Start of The input

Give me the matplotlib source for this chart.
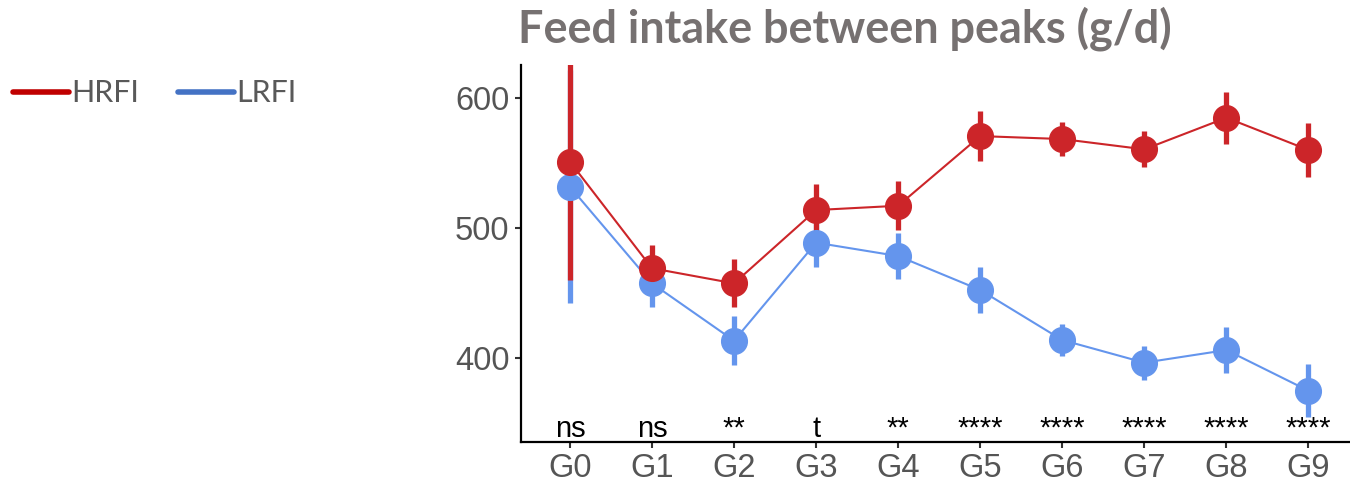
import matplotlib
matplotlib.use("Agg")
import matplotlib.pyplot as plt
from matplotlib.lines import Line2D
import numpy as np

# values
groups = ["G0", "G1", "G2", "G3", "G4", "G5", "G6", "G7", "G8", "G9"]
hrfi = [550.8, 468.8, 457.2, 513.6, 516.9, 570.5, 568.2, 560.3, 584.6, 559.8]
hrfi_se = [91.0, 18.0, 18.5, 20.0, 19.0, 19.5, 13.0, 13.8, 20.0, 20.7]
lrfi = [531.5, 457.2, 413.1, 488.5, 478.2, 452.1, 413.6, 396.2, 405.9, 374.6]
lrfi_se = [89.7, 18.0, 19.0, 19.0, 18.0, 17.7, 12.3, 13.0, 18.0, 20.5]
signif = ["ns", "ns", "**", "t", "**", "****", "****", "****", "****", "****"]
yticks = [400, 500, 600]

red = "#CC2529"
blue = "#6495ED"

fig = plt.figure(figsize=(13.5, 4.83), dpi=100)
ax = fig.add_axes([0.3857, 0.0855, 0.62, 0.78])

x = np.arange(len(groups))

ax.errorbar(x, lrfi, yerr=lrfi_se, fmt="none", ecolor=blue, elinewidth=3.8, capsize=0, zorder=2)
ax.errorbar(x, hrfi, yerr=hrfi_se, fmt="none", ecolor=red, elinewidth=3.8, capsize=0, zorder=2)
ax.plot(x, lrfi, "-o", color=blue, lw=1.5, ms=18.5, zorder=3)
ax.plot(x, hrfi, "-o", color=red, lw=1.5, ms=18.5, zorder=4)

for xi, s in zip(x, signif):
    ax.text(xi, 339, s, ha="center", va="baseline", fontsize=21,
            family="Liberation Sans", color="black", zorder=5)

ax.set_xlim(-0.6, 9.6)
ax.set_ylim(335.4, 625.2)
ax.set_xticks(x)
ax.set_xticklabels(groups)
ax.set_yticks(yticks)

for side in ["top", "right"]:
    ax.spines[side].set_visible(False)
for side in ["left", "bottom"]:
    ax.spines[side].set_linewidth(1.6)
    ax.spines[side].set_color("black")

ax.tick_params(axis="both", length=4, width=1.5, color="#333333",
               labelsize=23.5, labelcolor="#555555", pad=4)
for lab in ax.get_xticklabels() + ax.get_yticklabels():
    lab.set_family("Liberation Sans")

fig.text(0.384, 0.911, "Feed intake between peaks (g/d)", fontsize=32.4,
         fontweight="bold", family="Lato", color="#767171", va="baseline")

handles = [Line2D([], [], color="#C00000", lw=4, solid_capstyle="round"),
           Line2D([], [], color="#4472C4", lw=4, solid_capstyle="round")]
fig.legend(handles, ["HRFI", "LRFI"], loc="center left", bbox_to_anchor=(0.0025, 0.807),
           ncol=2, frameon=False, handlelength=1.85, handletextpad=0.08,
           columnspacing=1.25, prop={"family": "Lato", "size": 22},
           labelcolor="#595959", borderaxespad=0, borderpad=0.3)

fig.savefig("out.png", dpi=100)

End of The input
Start of The input

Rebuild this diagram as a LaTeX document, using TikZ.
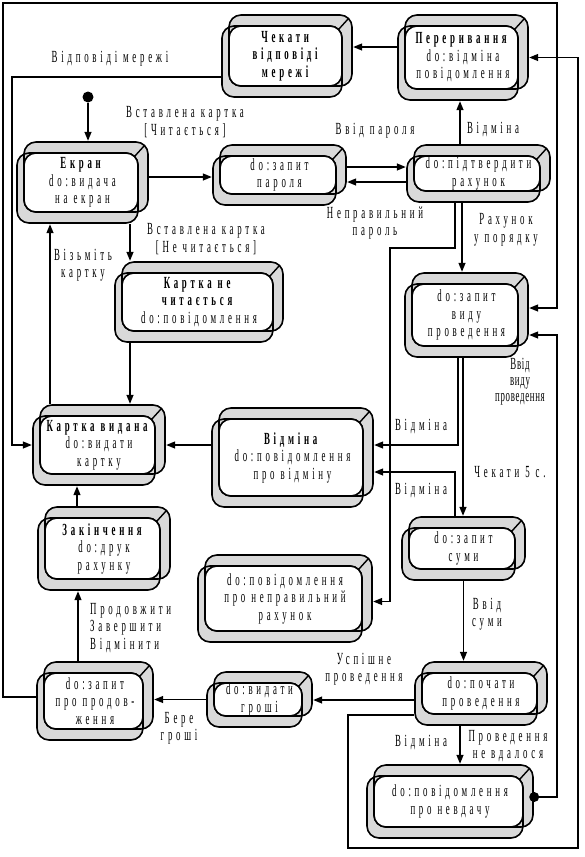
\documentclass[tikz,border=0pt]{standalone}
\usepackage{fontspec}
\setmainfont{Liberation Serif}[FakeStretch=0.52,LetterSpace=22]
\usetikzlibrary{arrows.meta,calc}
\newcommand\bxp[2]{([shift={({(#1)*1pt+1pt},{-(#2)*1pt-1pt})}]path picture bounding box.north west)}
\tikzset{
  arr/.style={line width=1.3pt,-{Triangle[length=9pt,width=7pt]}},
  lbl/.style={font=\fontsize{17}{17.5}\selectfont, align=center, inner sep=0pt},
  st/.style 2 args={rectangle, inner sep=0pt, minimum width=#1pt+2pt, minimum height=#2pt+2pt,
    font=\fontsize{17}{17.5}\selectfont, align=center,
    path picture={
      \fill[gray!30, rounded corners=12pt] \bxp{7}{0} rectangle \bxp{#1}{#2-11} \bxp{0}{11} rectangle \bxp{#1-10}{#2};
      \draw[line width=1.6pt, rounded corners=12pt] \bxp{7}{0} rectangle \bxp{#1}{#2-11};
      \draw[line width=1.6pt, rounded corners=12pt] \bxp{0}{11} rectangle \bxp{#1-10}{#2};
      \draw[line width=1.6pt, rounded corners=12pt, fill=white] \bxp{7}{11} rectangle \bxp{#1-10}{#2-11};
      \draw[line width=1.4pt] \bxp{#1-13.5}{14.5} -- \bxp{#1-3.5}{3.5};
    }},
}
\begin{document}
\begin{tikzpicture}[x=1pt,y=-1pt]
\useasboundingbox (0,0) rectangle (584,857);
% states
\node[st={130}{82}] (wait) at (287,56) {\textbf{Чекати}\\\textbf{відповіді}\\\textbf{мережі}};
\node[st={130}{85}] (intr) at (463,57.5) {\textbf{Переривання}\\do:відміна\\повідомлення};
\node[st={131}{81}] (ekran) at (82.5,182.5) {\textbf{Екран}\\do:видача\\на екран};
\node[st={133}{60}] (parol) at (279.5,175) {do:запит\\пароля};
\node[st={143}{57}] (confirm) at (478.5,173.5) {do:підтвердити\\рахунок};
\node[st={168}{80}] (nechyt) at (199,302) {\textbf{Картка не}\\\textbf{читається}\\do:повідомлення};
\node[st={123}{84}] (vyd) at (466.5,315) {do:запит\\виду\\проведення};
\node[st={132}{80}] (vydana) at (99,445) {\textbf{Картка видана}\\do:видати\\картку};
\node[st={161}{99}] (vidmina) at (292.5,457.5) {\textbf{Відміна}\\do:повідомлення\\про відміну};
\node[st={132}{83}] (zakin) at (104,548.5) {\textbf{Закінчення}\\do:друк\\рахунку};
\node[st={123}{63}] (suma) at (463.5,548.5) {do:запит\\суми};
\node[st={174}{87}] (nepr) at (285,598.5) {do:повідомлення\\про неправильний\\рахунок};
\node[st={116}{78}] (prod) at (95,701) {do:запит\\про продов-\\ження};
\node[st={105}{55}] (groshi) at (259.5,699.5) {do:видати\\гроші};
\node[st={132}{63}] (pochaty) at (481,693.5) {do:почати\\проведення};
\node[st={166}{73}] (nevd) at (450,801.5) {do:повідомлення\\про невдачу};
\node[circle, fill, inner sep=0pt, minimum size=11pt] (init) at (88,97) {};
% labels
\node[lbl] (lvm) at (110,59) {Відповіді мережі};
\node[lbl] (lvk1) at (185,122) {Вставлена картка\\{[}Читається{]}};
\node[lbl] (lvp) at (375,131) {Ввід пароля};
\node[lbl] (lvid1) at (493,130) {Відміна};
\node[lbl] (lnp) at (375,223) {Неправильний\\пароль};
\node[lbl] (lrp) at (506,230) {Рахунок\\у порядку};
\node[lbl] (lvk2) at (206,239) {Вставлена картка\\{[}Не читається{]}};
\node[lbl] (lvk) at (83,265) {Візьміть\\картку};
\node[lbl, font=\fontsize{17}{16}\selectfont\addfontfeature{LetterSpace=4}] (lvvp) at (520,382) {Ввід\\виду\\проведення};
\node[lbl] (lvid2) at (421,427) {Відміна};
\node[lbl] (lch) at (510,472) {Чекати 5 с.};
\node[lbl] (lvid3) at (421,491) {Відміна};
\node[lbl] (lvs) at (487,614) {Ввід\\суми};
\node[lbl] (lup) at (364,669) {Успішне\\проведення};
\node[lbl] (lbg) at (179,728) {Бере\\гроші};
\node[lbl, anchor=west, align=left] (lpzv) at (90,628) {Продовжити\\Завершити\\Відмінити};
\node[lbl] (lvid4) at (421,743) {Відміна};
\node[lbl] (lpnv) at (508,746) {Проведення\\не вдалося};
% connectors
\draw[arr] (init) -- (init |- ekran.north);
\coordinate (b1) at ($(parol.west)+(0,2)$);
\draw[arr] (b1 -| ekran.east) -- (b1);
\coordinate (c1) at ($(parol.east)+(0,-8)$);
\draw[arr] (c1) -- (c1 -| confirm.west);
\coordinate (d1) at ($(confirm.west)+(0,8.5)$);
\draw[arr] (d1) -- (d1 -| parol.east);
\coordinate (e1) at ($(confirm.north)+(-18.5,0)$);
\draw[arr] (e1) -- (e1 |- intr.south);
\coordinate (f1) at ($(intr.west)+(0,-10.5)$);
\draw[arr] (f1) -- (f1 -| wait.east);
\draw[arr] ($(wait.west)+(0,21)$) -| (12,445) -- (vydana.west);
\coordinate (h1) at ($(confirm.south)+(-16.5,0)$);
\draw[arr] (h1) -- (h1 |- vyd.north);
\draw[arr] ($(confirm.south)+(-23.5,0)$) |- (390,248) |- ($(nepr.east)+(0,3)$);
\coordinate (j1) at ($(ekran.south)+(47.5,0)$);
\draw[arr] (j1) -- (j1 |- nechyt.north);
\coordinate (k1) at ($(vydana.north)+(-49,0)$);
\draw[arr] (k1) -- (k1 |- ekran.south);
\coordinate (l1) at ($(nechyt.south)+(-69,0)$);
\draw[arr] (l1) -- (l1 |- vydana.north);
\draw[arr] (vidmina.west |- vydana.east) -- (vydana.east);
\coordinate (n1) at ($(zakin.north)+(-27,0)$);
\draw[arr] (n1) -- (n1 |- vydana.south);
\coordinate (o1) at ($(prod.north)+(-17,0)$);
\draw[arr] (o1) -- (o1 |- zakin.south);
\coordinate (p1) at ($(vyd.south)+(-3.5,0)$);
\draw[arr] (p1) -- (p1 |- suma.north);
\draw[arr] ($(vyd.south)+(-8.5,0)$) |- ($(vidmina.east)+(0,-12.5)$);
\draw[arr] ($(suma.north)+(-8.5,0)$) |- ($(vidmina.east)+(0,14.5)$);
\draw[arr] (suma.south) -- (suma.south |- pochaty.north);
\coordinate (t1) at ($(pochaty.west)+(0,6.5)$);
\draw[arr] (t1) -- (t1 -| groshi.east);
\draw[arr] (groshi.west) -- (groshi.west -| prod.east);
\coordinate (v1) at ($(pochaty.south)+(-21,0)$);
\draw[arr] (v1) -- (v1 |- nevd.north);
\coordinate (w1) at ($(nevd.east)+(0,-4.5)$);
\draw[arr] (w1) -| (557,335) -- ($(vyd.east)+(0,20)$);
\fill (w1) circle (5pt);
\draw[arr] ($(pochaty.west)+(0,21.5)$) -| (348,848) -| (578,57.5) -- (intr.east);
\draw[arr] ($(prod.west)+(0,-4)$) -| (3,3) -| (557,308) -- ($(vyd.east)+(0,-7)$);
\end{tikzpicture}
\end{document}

End of The input

# Required task:
Reproduce exactly, and only, the lines from the one containing "Give me the matplotlib source for this chart." through the one containing "x = np.arange(len(groups))", including both; leave out any pictures.

# Full output:
Give me the matplotlib source for this chart.
import matplotlib
matplotlib.use("Agg")
import matplotlib.pyplot as plt
from matplotlib.lines import Line2D
import numpy as np

# values
groups = ["G0", "G1", "G2", "G3", "G4", "G5", "G6", "G7", "G8", "G9"]
hrfi = [550.8, 468.8, 457.2, 513.6, 516.9, 570.5, 568.2, 560.3, 584.6, 559.8]
hrfi_se = [91.0, 18.0, 18.5, 20.0, 19.0, 19.5, 13.0, 13.8, 20.0, 20.7]
lrfi = [531.5, 457.2, 413.1, 488.5, 478.2, 452.1, 413.6, 396.2, 405.9, 374.6]
lrfi_se = [89.7, 18.0, 19.0, 19.0, 18.0, 17.7, 12.3, 13.0, 18.0, 20.5]
signif = ["ns", "ns", "**", "t", "**", "****", "****", "****", "****", "****"]
yticks = [400, 500, 600]

red = "#CC2529"
blue = "#6495ED"

fig = plt.figure(figsize=(13.5, 4.83), dpi=100)
ax = fig.add_axes([0.3857, 0.0855, 0.62, 0.78])

x = np.arange(len(groups))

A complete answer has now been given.